Bryce Dallas Howard is ideal as Kat, an American comic teaching improv to a handful of aimless hopefuls. She's hit that stage in life where nothing's gone the way she expected. Her visa's nearly up, her friends are all married or wealthy or both, and she's quietly panicking. Then she meets DS Billings, played by Sean Bean with just enough menace to raise eyebrows but not enough to scare her off. He needs actors for a low-level sting. She says yes.


She ropes in two students. Marlon, played by Orlando Bloom, is an actor who's been dropped by his agent and is desperate for any break. Hugh, played by Nick Mohammed, works in IT, is painfully awkward and probably shouldn't be involved in any of this. The three of them end up playing fake gangsters called Bonnie, Roach and The Squire, and things spiral from there. What starts as a dodgy shopfront cigarette bust turns into a full-blown infiltration of a mid-level gang.

Bloom is the best thing in the film. He's funny without trying too hard and manages to keep Marlon just on the right side of believability. Howard carries the emotional weight of the film. Kat's dry, smart, always improvising, not just in the job but in life. Nick Mohammed, erm.. does what he usually does. If you've seen him in anything else, you'll know the performance. It doesn't wreck the film, but it does feel predictable, has he ever played any other type of character?.


There are moments that shouldn't work at all but somehow land.

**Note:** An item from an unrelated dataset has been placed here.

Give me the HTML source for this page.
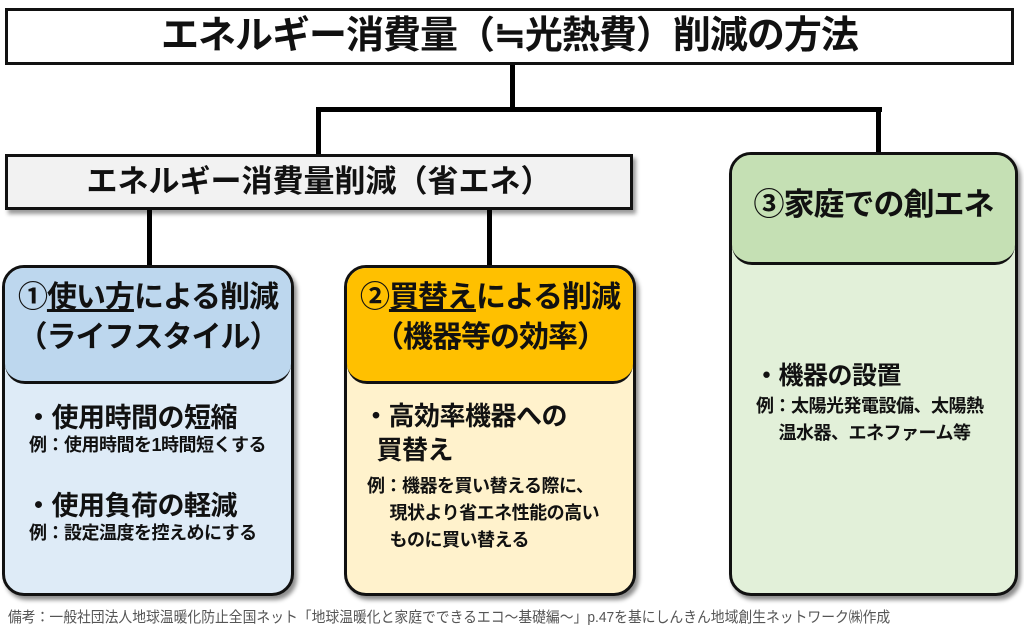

One scene, where the trio unintentionally cons a gang into buying back their own drugs, is pure chaos and oddly satisfying. Later, they're forced to dismember a body, rent bikes with a company credit card, dodge the police and lie their way through an intervention dinner party. Somehow it all tracks.

Paddy Considine is great as Fly, a gang member who sees something in the trio. Ian McShane brings his usual gravel and gravitas as Metcalfe, the bigger boss pulling strings. Sonoya Mizuno is fantastic as Shosh, who's both lethal and oddly helpful. The film's happy to let its cast carry the tone, never over-explaining or stopping for unnecessary exposition.


The runtime is the only real issue. It's just a bit too long for what it is. If it had shaved ten minutes off, it would've been tighter. There's a moment near the end where things begin to sag, and you can feel the plot gears grinding. But it picks back up for a solid final stretch. The ending manages to be both ridiculous and satisfying. The criminals are brought down, not by real police, but by a group of amateur performers finally nailing their biggest scene.

It's a fun, strange little film. Not groundbreaking. Not trying to be. It just works. The concept is silly, but the cast commit to it completely, and that's why it clicks. Bloom stands out, Howard keeps it grounded, and even though you can see where it's heading, it's still a joy watching them get there. It's a solid Saturday night kind of film, best enjoyed with a takeaway and a glass of wine. Nothing life changing, but definitely worth a watch.

8 out of 10 feels generous but about right.